▶ WRITTEN TASK: Retype all of the listing exactly, passing over any picture you find.

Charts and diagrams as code

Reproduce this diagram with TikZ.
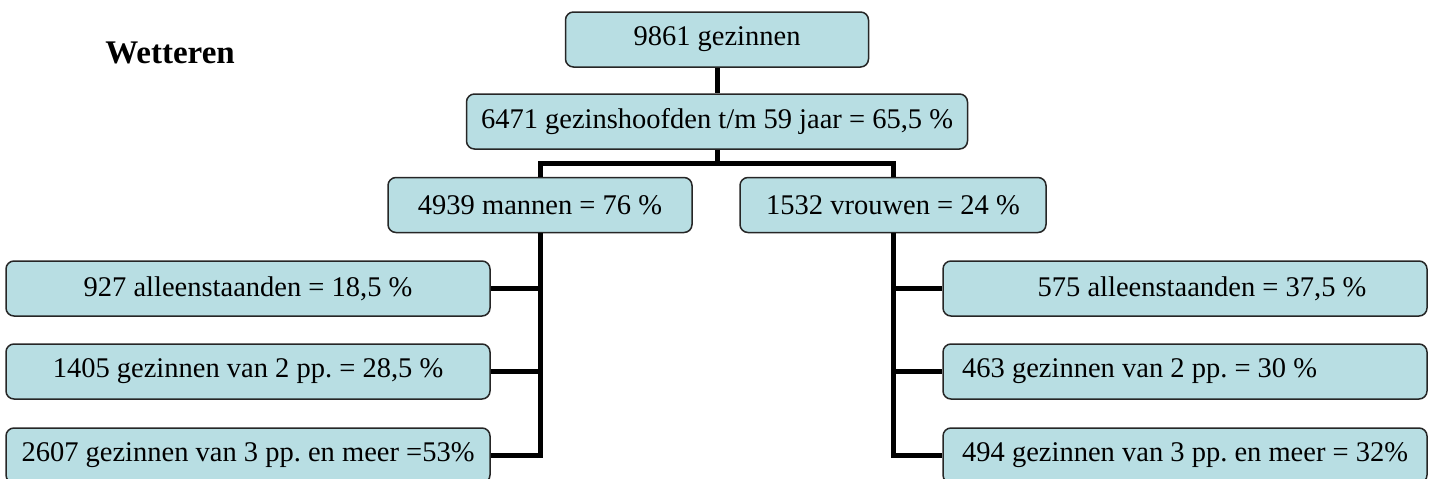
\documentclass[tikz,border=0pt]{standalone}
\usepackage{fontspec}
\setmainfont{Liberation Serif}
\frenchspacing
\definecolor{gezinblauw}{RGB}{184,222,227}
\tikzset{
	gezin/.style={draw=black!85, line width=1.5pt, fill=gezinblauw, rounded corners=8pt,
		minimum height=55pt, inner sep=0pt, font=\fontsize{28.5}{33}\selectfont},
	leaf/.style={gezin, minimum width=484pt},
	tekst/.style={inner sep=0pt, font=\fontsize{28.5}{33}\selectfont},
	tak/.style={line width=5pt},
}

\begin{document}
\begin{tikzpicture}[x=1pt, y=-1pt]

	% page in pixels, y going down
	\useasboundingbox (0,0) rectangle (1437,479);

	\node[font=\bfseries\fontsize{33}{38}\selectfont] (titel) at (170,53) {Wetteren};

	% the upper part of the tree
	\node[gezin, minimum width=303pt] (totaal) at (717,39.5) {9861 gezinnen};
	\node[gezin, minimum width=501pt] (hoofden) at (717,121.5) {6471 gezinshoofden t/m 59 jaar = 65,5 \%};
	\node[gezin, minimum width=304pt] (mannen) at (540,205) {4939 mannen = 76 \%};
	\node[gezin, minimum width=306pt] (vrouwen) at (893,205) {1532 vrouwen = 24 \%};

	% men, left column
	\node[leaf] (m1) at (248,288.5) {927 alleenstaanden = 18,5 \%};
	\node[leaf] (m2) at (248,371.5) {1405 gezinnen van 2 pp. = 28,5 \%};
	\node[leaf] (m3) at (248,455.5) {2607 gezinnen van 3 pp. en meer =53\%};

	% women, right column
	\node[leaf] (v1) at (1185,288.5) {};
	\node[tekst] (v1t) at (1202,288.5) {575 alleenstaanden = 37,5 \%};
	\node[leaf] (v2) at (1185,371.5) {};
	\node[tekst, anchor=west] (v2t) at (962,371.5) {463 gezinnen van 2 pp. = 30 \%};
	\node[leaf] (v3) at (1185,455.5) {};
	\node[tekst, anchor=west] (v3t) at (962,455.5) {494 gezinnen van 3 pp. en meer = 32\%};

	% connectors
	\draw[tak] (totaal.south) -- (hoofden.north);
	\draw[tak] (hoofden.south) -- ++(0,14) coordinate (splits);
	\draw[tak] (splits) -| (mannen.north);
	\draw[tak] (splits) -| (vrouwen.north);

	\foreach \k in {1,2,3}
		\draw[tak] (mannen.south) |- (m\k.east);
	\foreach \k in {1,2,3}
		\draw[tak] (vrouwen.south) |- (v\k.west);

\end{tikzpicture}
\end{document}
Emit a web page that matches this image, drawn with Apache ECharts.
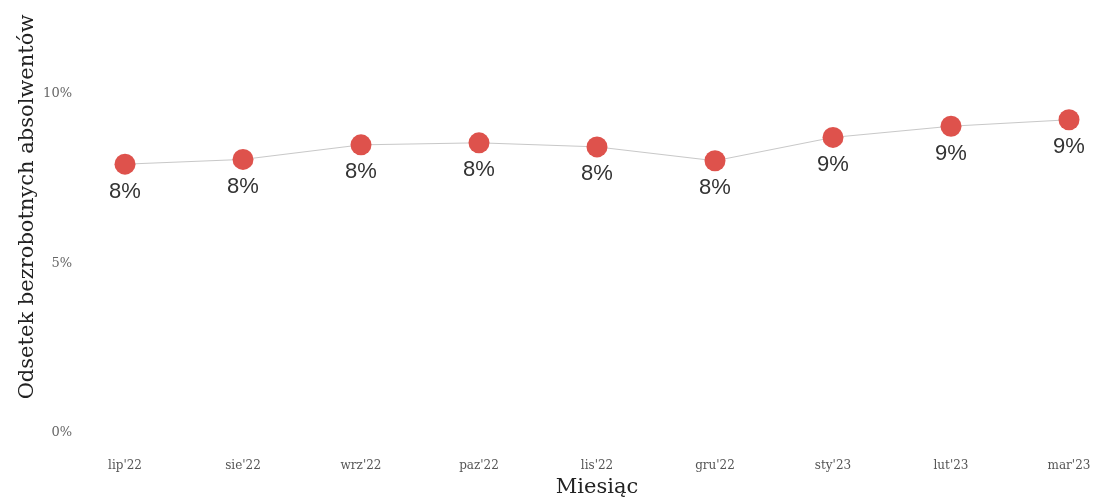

▶ REPLY TO THE EXERCISE:
Reproduce this diagram with TikZ.
\documentclass[tikz,border=0pt]{standalone}
\usepackage{fontspec}
\setmainfont{Liberation Serif}
\frenchspacing
\definecolor{gezinblauw}{RGB}{184,222,227}
\tikzset{
	gezin/.style={draw=black!85, line width=1.5pt, fill=gezinblauw, rounded corners=8pt,
		minimum height=55pt, inner sep=0pt, font=\fontsize{28.5}{33}\selectfont},
	leaf/.style={gezin, minimum width=484pt},
	tekst/.style={inner sep=0pt, font=\fontsize{28.5}{33}\selectfont},
	tak/.style={line width=5pt},
}

\begin{document}
\begin{tikzpicture}[x=1pt, y=-1pt]

	% page in pixels, y going down
	\useasboundingbox (0,0) rectangle (1437,479);

	\node[font=\bfseries\fontsize{33}{38}\selectfont] (titel) at (170,53) {Wetteren};

	% the upper part of the tree
	\node[gezin, minimum width=303pt] (totaal) at (717,39.5) {9861 gezinnen};
	\node[gezin, minimum width=501pt] (hoofden) at (717,121.5) {6471 gezinshoofden t/m 59 jaar = 65,5 \%};
	\node[gezin, minimum width=304pt] (mannen) at (540,205) {4939 mannen = 76 \%};
	\node[gezin, minimum width=306pt] (vrouwen) at (893,205) {1532 vrouwen = 24 \%};

	% men, left column
	\node[leaf] (m1) at (248,288.5) {927 alleenstaanden = 18,5 \%};
	\node[leaf] (m2) at (248,371.5) {1405 gezinnen van 2 pp. = 28,5 \%};
	\node[leaf] (m3) at (248,455.5) {2607 gezinnen van 3 pp. en meer =53\%};

	% women, right column
	\node[leaf] (v1) at (1185,288.5) {};
	\node[tekst] (v1t) at (1202,288.5) {575 alleenstaanden = 37,5 \%};
	\node[leaf] (v2) at (1185,371.5) {};
	\node[tekst, anchor=west] (v2t) at (962,371.5) {463 gezinnen van 2 pp. = 30 \%};
	\node[leaf] (v3) at (1185,455.5) {};
	\node[tekst, anchor=west] (v3t) at (962,455.5) {494 gezinnen van 3 pp. en meer = 32\%};

	% connectors
	\draw[tak] (totaal.south) -- (hoofden.north);
	\draw[tak] (hoofden.south) -- ++(0,14) coordinate (splits);
	\draw[tak] (splits) -| (mannen.north);
	\draw[tak] (splits) -| (vrouwen.north);

	\foreach \k in {1,2,3}
		\draw[tak] (mannen.south) |- (m\k.east);
	\foreach \k in {1,2,3}
		\draw[tak] (vrouwen.south) |- (v\k.west);

\end{tikzpicture}
\end{document}
Emit a web page that matches this image, drawn with Apache ECharts.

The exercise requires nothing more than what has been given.